J'ai connu, il y a dix ans de cela, à titre de simple témoin, un pareil phénomène de meute contre une enseignante de lycée, avec lettre collective des élèves. L'enseignante, chevronnée pourtant, était connue comme fragile (et si vous avez une réputation de « fragilité » dans ce beau métier, vous êtes fichu, tout le monde vous laissera tomber). Ses élèves de filière technologique, qui en avaient assez d'entendre ses jérémiades (ce que je puis comprendre du reste), imaginèrent malheureusement de faire une lettre collective pour dire qu'elle les tripotait, ou qu'elle copinait, enfin qu'elle violait leur intimité. Mme Royal, ministre déléguée à l'éducation nationale, avait pondu deux ans plus tôt sa fameuse circulaire destinée à lutter contre la pédophilie (Circulaire n° 97-175 du 26 août 1997). Ma collègue eut donc la désagréable surprise de trouver, un lundi, sa classe vide. Allant aux nouvelles à l'administration, elle se vit enjoindre de pénétrer dans le bureau de son proviseur, qui lui notifia non sans une certaine solennité qu'elle était suspendue, et qui lui signifia qu'il lui était interdit de chercher à rentrer en contact avec ses élèves.
Naturellement, comme le dossier présentait toutes les caractéristiques du vide spatial, tout le monde se montra très embêté presque aussitôt après. Le rectorat essaya de parler d'erreur de parcours et proposa, compte tenu du scandale, de muter la collègue dans le lycée de la ville voisine. Mais la collègue n'a plus jamais voulu enseigner. Aux dernières nouvelles, elle fait la comptabilité d'un collège, dans les services de l'intendance. C'était son métier. Elle était de formation comptable, et normalienne.
Ce qui m'est resté, c'est le discours de la collègue devant le DRH qui lui proposait la mutation à titre de compromis « diplomatique ». La collègue était tout à fait rentrée dans la logique de sa « condamnation ». Elle reconnaissait des dérapages et elle allait « travailler là-dessus avec sa psy ». Au fond, le plus sain dans son attitude était sa résolution de ne plus enseigner.

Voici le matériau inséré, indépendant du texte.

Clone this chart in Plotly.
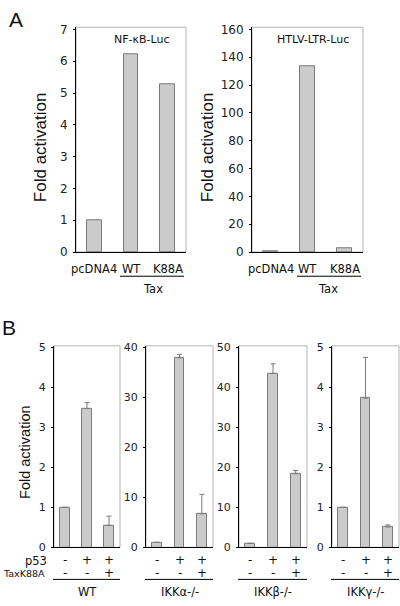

Je souhaite bien du plaisir à Mme Claudine Lespagnol, professeur agrégée d'anglais. Du point de vue de son administration, elle a « fait des vagues », ce qui signifie qu'elle est fichue. On ne l'aidera pas. Si on peut l'enfoncer, on l'enfoncera. De toute façon, si ses grandes élèves envoient des SMS ou se peinturlurent le museau pendant ses cours, c'est qu'elle « n'a pas d'autorité ». Son inspectrice aura certainement deux mots à lui dire sur ses pratiques pédagogiques.